Hacker News new | ask | show | jobs
by yjftsjthsd-h 1181 days ago
> The library was already using numpy for a lot of its calculations, so why should we expect Rust to be better?

I literally clicked in to read the article to see if they'd mention this:) But... unless I missed it, there wasn't really an answer? I thought numpy does do the heavy lifting in native code, so why is this faster? Does this version just push more of the logic into native code than numpy did?

5 comments

Numpy is fast when the code is vectorized. The code they are benchmarking against was not vectorized. They wanted to calculated the distances of n points against a given point and find out which points are closer than a threshold (max_dist). Instead of vectorizing the whole operation, the python code was just calling numpy in a loop to find the distance of two points.

Just that small change already gives 10x faster performance without ever leaving python/numpy land.

> They wanted to calculated the distances of n points against a given point and find out which points are closer than a threshold (max_dist).

Scipy should have already implemented such thing. Scikit-Learn also. Because KNN clustering is exactly doing this kind of work.

They did have a choice quote a bit before the blurb you quoted. The real world problem is sufficiently more complex/different enough that vectorizing it would be a pain.

>It’s worth noting that converting parts of / everything to vectorized numpy might be possible for this toy library, but will be nearly impossible for the real library while making the code much less readable and modifiable...

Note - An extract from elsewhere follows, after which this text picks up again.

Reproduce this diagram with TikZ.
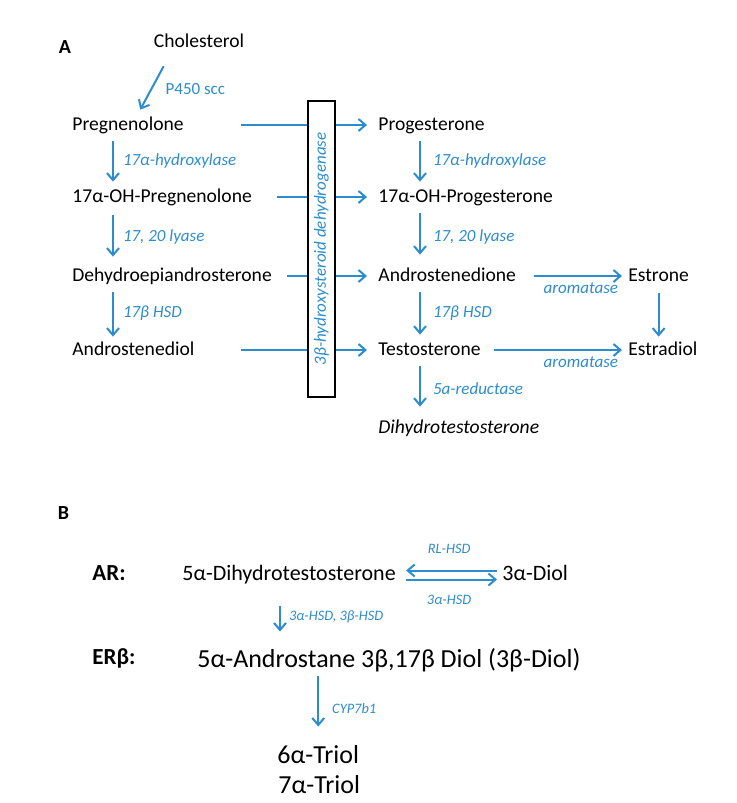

Thanks, I managed to miss that
The article mentioned that there are some gains from using vectorised numpy methods, i.e. spending more time in numpy code. I would be interested in whether the List[Polygon] could be converted into two long arrays of all xs and all ys with indices into the starts (essentially a dense representation of a sparse array) and then the core function rewritten for Numba since it could now not use any Python objects. This would break the interface of course, but may get within striking distance of the Rust implementation.
The slowness comes from the interaction of numpy and a Python object "Polygon", which in not numpy. I suspect that a sufficiently clever coder could have optimized the result without resorting to Rust, but at the cost of a substantial increase in complexity of the codebase. The proposed approach keep the Python code simple (and moves the complexity into having another language to deal with).

    diff --git a/poly_match_v1.py b/poly_match_v1.py
    index 675c88a..4293a46 100644
    --- a/poly_match_v1.py
    +++ b/poly_match_v1.py
    @@ -1,4 +1,5 @@
     from functools import cached_property
    +from itertools import compress
     from typing import List, Tuple
     import numpy as np
     from dataclasses import dataclass
    @@ -56,11 +57,8 @@ def generate_example() -> Tuple[List[Polygon], List[np.array]]:
     def find_close_polygons(
  polygon_subset: List[Polygon], point: np.array, max_dist: float
     ) -> List[Polygon]:
    -    close_polygons = []
    -    for poly in polygon_subset:
    -        if np.linalg.norm(poly.center - point) < max_dist:
    -            close_polygons.append(poly)
    -
    +    dist = np.linalg.norm([poly.center for poly in polygon_subset] - point, axis=1)
    +    close_polygons = list(compress(polygon_subset, dist < max_dist))
  return close_polygons
10x faster than the original, without resorting to native code, and without substantial increase in complexity of code base.
I wish the author would take your suggestion (and other recommendations) here and try it out again. Would be a very interesting follow up to read: "How we speed up Python and simplifying our codebase by removing on more dependency".
Focusing on speeding up find_close_polygons instead of realizing that you're matching many points against the same set of polygons is also unfortunate, since that function being slow is a red herring. You can create a scipy.spatial.KDTree for example and just query all the points against that.
People can write slow code in any language ;-) We've had to fire contractors who "wrote" dataframe code but was not vectorized in practice despite repeat request to do so. Same thing for slow code in CUDA.

From a maintenance view, I much prefer folks write vectorized data frames vs numpy or low level bindings, but that comes from having lived with the alternative for a lot longer. All of our exceptions are pretty much slotted for deletion. (Our fast path is single or multi-GPU dataframes in python.) Here's to hoping that one day we'll have dependent types in mypy!

> People can write slow code in any language ;-)

That was a lot of my curiosity, because I'm not quite a good enough programmer to know whether the problem is just that the original code is bad or does something super inefficient, and so rewriting it any language will let you make massive improvements.